Roberts pointed to research by Stanford scholar Elizabeth Kessler, who found that Hubble visualization scientists often styled space imagery to resemble 19th-century paintings of the American West — incidentally framing the cosmos as something desirable, traversable, and ripe for exploration.

Roberts says she admires the expertise and imagination that went into these images. “But there are so many other ways to render the same data, and it’s important that people understand that,” she said. “You could have taken the famous ‘Cosmic Cliffs’ image in which a nebula is cropped to look like a rock face and turned it upside down, and it would have been equally scientifically valid. You could have used any number of other colors. It could have been made to look much, much stranger.”

She worries about this when it comes to commercial space ventures depicting outer space as “there for the taking.” Its narrative, she feels, is all too similar to Earth’s most destructive colonial pursuits.

“We’re about to step off the planet and I’m worried that we’re going to repeat all the same mistakes that we’ve made before,” Roberts said. “We are talking about space as a ‘frontier,’ as something to be colonized or occupied. But we should be listening to what the science tells us: Space is as weird and astonishing as any great work of art. It does not support the status quo.”

This is one reason Roberts believes humanists need a stronger presence in conversations about outer space.

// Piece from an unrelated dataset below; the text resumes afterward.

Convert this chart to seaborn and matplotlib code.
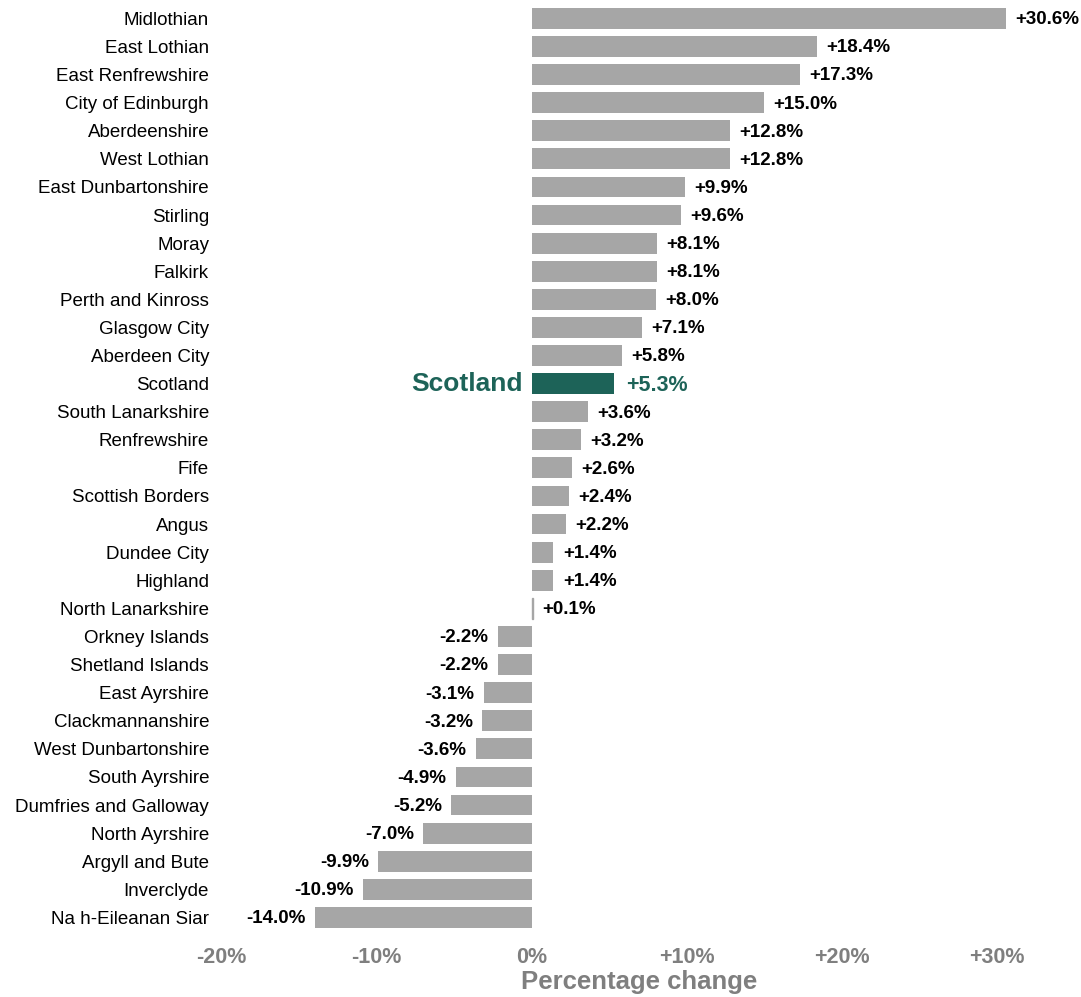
import matplotlib
matplotlib.use("Agg")
import matplotlib.pyplot as plt
import seaborn as sns
import pandas as pd

# Veränderung je Council Area (in %)
areas = ["Midlothian", "East Lothian", "East Renfrewshire", "City of Edinburgh",
         "Aberdeenshire", "West Lothian", "East Dunbartonshire", "Stirling", "Moray",
         "Falkirk", "Perth and Kinross", "Glasgow City", "Aberdeen City", "Scotland",
         "South Lanarkshire", "Renfrewshire", "Fife", "Scottish Borders", "Angus",
         "Dundee City", "Highland", "North Lanarkshire", "Orkney Islands",
         "Shetland Islands", "East Ayrshire", "Clackmannanshire", "West Dunbartonshire",
         "South Ayrshire", "Dumfries and Galloway", "North Ayrshire", "Argyll and Bute",
         "Inverclyde", "Na h-Eileanan Siar"]
changes = [30.6, 18.4, 17.3, 15.0, 12.8, 12.8, 9.9, 9.6, 8.1, 8.1, 8.0, 7.1, 5.8, 5.3,
           3.6, 3.2, 2.6, 2.4, 2.2, 1.4, 1.4, 0.1, -2.2, -2.2, -3.1, -3.2, -3.6, -4.9,
           -5.2, -7.0, -9.9, -10.9, -14.0]
xticks = [-20, -10, 0, 10, 20, 30]
xtick_labels = ["-20%", "-10%", "0%", "+10%", "+20%", "+30%"]

grey = "#a6a6a6"
green = "#1d6358"

df = pd.DataFrame({"area": areas, "change": changes})
df["grp"] = ["scot" if a == "Scotland" else "la" for a in areas]

sns.set_style("white")
plt.rcParams["font.family"] = ["Liberation Sans", "DejaVu Sans"]

fig = plt.figure(figsize=(10.81, 9.97), dpi=100)
ax = fig.add_axes([0.205, 0.0657, 0.789, 0.93])

sns.barplot(data=df, y="area", x="change", hue="grp", orient="h",
            palette={"la": grey, "scot": green}, legend=False, dodge=False,
            width=0.74, ax=ax, saturation=1, linewidth=0)
# tiny bars (North Lanarkshire) still need to show a sliver
for p in ax.patches:
    if abs(p.get_width()) < 0.3:
        p.set_edgecolor(grey)
        p.set_linewidth(1)

for i, (a, v) in enumerate(zip(areas, changes)):
    lab = f"{v:+.1f}%"
    if a == "Scotland":
        ax.text(v + 0.8, i + 0.05, lab, va="center", ha="left", fontsize=15.5,
                fontweight="bold", color=green)
        ax.text(-0.6, i, "Scotland", va="center", ha="right", fontsize=19,
                fontweight="bold", color=green)
    elif v >= 0:
        ax.text(v + 0.6, i + 0.05, lab, va="center", ha="left", fontsize=13.5,
                fontweight="bold", color="black")
    else:
        ax.text(v - 0.6, i + 0.05, lab, va="center", ha="right", fontsize=13.5,
                fontweight="bold", color="black")

ax.set_xlim(-20, 35)
ax.set_ylim(len(areas) - 0.5, -0.5)
ax.set_xticks(xticks)
ax.set_xticklabels(xtick_labels, fontsize=15.5, fontweight="bold", color="#7f7f7f")
ax.tick_params(axis="y", labelsize=13.5, length=0, pad=9, labelcolor="black")
ax.tick_params(axis="x", length=0, pad=11)
ax.set_ylabel("")
ax.set_xlabel("Percentage change", fontsize=18.5, fontweight="bold", color="#7f7f7f")
ax.xaxis.label.set_va("baseline")
ax.xaxis.set_label_coords(0.49, -0.0625)
sns.despine(ax=ax, left=True, bottom=True)

fig.savefig("out.png", dpi=100)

She’s noticed a tendency for some humanities scholars to dismiss space as escapist or eccentric, and a distraction from Earth’s real problems, but she disagrees.

“We’ve ceded the heavens, in some extent, to the tech sector, to scientists, to commercial ventures,” Roberts said. “It doesn’t seem to be a place where we can exercise our skills. But while we haven’t been paying attention, we have come to the brink of a new space age that is now upon us. Our move into space is going to require a totally new kind of ethics and a totally new philosophy and we aren’t going to be able to access that if we don’t have the arts and humanities involved in close collaboration with scientists.”

“Our move into space is going to require a totally new kind of ethics and a totally new philosophy and we aren’t going to be able to access that if we don’t have the arts and humanities involved in close collaboration with scientists.”

Jennifer L. Roberts.

To put this idea into action, Roberts has begun teaching “Art and Science of the Moon” in the Department of History of Art and Architecture. The experimental seminar focuses on the world history of artistic engagement with the moon, including the response of photographers and conceptual artists to the Apollo program in the 1960s and ’70s. She hopes to teach a similar seminar on Mars.

She’s also starting a seminar at the Mahindra Humanities Center seminar this fall titled “Celestial Spheres,” which will bring scientists and humanists together to talk about what’s happening outside planet Earth.

Roberts wants to think about outer space as something more like an ocean in which we are immersed than a void filled with image targets.

“What would it mean if we didn’t think about it as a frontier that we had to cross and conquer?” Roberts said. “What if we thought about it as an ecosystem, something that we are already part of?”